## Task to complete
Without further comment, state how many lines in the listing below contain the word "this".

[Some records]
*****

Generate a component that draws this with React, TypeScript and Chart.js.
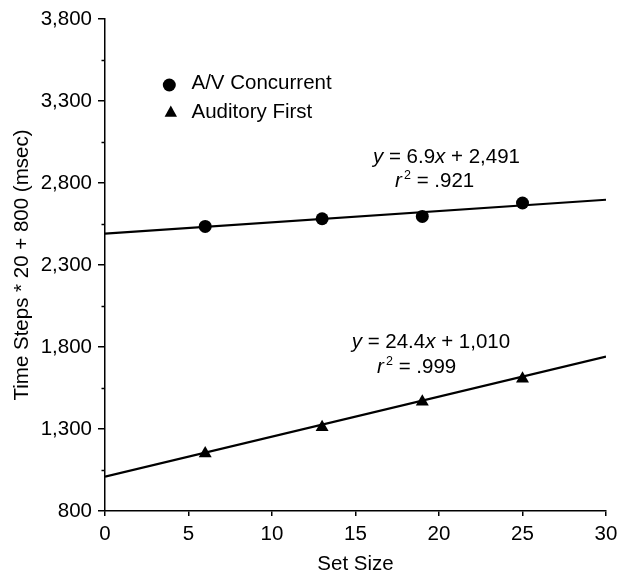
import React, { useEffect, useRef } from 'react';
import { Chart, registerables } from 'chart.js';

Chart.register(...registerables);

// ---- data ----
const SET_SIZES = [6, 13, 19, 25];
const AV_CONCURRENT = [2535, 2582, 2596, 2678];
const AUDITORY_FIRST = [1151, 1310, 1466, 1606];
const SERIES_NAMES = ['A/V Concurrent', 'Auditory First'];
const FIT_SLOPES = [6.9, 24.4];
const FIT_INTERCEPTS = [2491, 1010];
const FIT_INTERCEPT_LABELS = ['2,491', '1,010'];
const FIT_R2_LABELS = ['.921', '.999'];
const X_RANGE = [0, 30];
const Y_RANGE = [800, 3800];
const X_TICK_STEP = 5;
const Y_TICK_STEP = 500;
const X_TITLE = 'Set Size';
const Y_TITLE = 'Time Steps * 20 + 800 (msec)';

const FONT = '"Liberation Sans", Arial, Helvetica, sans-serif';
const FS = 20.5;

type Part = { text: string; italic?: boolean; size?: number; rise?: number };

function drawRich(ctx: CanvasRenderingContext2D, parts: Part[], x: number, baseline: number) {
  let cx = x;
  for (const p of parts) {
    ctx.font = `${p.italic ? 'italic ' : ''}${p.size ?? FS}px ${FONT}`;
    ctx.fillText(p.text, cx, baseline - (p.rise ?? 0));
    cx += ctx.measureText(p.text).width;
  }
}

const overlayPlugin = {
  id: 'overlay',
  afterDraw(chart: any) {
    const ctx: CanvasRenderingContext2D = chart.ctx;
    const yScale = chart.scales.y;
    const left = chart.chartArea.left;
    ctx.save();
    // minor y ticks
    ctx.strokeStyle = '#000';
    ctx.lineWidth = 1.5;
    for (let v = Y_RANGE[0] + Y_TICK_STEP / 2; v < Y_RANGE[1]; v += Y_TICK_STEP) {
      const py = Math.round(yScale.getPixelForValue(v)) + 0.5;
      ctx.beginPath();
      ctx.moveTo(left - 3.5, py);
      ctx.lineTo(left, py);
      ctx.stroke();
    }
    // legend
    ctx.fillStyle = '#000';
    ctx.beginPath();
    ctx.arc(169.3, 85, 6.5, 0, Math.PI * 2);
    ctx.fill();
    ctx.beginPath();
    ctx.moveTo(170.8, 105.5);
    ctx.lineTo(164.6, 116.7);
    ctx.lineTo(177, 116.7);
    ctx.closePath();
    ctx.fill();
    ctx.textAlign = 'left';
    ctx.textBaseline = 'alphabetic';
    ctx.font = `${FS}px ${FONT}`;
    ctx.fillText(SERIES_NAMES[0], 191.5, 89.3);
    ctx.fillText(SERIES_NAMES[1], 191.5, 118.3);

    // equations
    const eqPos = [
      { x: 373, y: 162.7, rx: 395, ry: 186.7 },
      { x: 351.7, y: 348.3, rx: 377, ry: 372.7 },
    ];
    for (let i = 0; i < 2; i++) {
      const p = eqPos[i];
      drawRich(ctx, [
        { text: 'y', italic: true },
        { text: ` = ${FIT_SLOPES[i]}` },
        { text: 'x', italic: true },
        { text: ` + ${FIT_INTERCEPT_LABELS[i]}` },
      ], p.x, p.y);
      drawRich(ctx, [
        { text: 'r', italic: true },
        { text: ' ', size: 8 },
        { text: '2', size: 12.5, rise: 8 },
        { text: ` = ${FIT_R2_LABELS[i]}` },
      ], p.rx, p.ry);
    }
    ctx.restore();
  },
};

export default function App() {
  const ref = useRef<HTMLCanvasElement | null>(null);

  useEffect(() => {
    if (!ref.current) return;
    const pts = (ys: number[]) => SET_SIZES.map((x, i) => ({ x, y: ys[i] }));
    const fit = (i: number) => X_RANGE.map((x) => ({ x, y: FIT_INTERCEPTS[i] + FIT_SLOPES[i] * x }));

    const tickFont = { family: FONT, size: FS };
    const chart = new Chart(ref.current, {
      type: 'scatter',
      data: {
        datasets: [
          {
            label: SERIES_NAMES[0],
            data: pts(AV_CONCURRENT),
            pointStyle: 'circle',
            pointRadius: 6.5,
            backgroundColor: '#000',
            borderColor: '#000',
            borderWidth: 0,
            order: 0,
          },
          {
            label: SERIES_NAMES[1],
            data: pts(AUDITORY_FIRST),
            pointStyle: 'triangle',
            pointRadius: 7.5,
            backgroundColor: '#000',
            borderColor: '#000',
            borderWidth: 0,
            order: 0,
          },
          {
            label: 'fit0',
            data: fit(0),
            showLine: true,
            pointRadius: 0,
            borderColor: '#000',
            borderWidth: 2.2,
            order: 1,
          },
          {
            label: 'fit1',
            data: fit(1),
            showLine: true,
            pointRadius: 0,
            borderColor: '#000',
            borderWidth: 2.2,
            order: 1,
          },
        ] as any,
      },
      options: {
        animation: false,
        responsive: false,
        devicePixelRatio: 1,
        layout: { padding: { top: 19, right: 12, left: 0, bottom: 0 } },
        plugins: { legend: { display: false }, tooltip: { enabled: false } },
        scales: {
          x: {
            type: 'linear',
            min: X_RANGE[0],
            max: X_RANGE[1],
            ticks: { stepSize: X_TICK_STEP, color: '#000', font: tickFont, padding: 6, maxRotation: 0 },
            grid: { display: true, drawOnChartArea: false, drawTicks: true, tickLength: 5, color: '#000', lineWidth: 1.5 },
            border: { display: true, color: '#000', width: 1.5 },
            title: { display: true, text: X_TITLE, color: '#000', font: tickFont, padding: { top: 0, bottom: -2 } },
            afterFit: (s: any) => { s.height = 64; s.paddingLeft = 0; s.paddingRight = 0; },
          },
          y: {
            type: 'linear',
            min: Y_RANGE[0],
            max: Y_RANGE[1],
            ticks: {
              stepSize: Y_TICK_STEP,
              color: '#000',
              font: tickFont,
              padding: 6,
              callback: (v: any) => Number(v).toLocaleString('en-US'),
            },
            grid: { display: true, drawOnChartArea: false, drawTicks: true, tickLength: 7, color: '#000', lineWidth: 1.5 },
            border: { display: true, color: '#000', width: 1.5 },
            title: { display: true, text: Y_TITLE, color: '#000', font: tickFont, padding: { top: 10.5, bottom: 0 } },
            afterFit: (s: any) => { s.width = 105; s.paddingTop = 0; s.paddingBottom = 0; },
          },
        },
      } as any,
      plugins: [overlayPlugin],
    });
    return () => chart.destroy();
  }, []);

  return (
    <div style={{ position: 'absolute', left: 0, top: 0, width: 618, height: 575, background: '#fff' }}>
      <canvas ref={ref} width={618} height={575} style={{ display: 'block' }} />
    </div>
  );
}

*****

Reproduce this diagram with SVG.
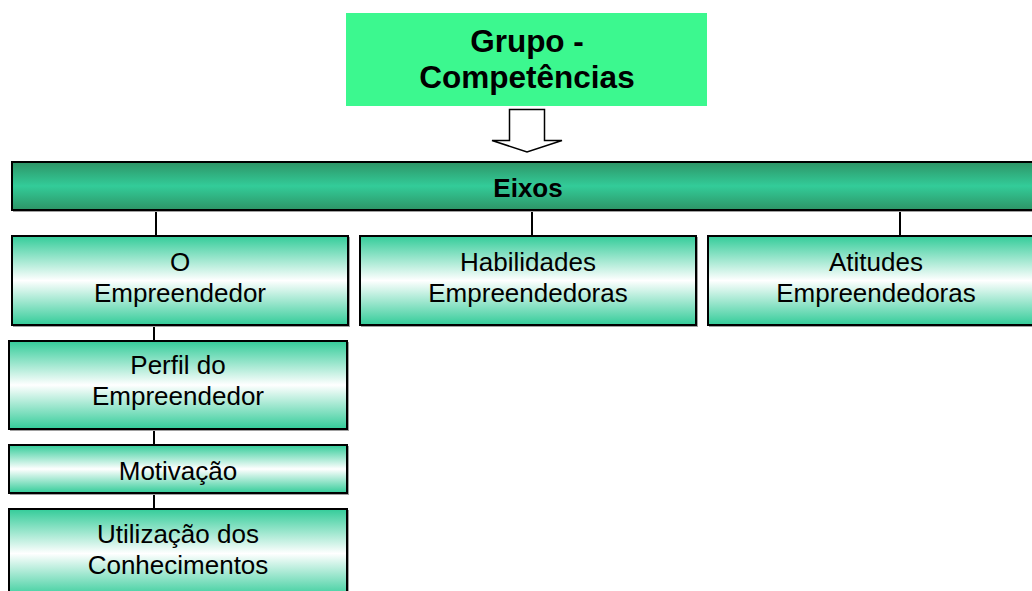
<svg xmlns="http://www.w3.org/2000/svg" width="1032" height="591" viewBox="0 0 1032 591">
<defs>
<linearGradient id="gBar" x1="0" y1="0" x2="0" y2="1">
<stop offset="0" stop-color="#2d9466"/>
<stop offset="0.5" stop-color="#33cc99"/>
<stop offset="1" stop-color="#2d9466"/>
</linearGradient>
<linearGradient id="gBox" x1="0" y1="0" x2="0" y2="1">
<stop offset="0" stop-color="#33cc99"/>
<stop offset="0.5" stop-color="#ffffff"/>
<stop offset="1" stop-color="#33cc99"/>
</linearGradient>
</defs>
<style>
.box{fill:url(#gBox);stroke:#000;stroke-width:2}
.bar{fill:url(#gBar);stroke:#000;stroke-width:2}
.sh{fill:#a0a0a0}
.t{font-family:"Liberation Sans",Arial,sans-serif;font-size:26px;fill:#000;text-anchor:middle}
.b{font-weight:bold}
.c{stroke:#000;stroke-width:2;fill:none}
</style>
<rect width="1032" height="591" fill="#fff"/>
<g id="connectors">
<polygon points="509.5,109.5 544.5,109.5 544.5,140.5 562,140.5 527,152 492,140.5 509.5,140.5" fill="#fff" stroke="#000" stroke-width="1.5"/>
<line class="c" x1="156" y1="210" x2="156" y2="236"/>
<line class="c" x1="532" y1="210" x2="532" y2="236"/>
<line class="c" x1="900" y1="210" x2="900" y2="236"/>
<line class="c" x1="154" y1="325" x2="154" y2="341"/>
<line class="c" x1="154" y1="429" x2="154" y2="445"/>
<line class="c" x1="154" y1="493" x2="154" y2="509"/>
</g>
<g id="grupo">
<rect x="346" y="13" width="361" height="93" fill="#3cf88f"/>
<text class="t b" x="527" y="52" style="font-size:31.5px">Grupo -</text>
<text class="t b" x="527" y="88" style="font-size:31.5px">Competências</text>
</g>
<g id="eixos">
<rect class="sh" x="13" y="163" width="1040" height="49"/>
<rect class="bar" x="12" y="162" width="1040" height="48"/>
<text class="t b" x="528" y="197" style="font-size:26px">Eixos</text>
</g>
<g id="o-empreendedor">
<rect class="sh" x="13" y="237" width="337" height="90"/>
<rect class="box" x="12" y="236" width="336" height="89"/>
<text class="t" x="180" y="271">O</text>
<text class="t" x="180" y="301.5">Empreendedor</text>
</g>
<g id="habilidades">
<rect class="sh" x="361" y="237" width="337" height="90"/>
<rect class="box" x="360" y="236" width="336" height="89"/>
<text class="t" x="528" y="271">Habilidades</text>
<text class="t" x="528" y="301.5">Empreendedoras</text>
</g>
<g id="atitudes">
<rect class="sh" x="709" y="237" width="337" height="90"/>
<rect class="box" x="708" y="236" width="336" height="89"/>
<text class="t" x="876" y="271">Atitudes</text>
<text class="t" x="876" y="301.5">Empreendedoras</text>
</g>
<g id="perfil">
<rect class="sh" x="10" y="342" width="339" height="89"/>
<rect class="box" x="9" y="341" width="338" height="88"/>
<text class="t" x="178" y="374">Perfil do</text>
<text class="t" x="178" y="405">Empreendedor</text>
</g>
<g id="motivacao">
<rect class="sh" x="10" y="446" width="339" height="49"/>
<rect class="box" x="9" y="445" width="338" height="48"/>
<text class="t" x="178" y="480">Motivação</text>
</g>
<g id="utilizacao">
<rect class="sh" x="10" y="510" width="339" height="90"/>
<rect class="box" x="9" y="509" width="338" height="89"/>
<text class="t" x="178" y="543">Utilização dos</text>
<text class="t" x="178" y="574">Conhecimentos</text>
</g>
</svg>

*****

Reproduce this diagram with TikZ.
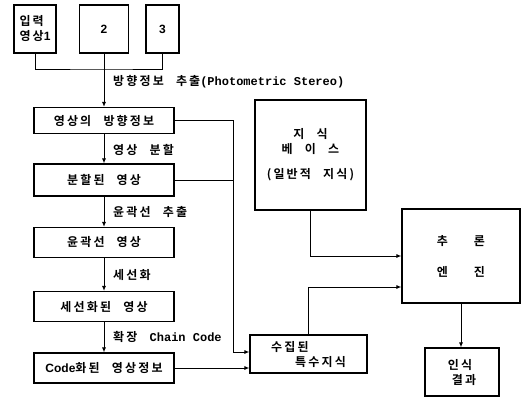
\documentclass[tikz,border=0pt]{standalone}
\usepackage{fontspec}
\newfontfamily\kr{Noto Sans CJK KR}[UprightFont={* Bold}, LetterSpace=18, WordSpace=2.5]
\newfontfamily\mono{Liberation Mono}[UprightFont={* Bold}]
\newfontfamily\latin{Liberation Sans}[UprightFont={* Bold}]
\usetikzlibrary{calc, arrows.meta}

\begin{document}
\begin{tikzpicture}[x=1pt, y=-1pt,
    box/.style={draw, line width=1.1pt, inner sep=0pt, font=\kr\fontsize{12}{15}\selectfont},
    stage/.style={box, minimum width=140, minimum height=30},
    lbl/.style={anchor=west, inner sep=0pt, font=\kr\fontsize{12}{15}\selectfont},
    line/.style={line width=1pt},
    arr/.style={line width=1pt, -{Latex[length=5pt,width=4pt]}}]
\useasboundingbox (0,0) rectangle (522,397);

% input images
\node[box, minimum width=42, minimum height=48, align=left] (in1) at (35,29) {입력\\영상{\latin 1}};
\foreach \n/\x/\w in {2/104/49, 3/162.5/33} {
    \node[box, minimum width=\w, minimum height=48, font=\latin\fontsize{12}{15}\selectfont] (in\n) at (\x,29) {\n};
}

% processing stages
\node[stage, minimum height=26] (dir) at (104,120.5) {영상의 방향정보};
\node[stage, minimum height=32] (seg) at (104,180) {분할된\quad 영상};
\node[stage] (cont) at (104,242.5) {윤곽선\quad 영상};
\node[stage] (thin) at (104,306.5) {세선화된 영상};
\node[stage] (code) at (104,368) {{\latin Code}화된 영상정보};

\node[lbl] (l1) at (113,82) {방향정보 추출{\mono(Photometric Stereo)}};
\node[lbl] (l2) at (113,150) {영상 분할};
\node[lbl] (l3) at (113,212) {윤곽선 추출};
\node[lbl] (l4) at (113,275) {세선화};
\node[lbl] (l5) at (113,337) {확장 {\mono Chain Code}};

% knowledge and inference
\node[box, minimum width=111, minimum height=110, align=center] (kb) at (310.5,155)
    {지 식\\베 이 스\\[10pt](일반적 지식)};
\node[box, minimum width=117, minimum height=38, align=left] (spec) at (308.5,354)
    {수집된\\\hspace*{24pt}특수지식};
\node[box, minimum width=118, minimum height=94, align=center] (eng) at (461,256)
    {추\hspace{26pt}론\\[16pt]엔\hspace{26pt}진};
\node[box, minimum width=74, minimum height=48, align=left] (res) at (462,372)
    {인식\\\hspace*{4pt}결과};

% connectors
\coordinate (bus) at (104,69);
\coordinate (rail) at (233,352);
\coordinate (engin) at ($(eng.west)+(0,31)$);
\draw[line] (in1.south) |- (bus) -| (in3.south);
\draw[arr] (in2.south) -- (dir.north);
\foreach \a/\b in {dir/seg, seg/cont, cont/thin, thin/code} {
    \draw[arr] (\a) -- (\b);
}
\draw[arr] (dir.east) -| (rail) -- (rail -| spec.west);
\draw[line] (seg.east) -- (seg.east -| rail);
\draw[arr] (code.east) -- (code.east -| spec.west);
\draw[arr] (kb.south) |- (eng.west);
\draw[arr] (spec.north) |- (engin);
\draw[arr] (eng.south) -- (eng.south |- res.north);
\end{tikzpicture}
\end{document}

*****

## Final result
3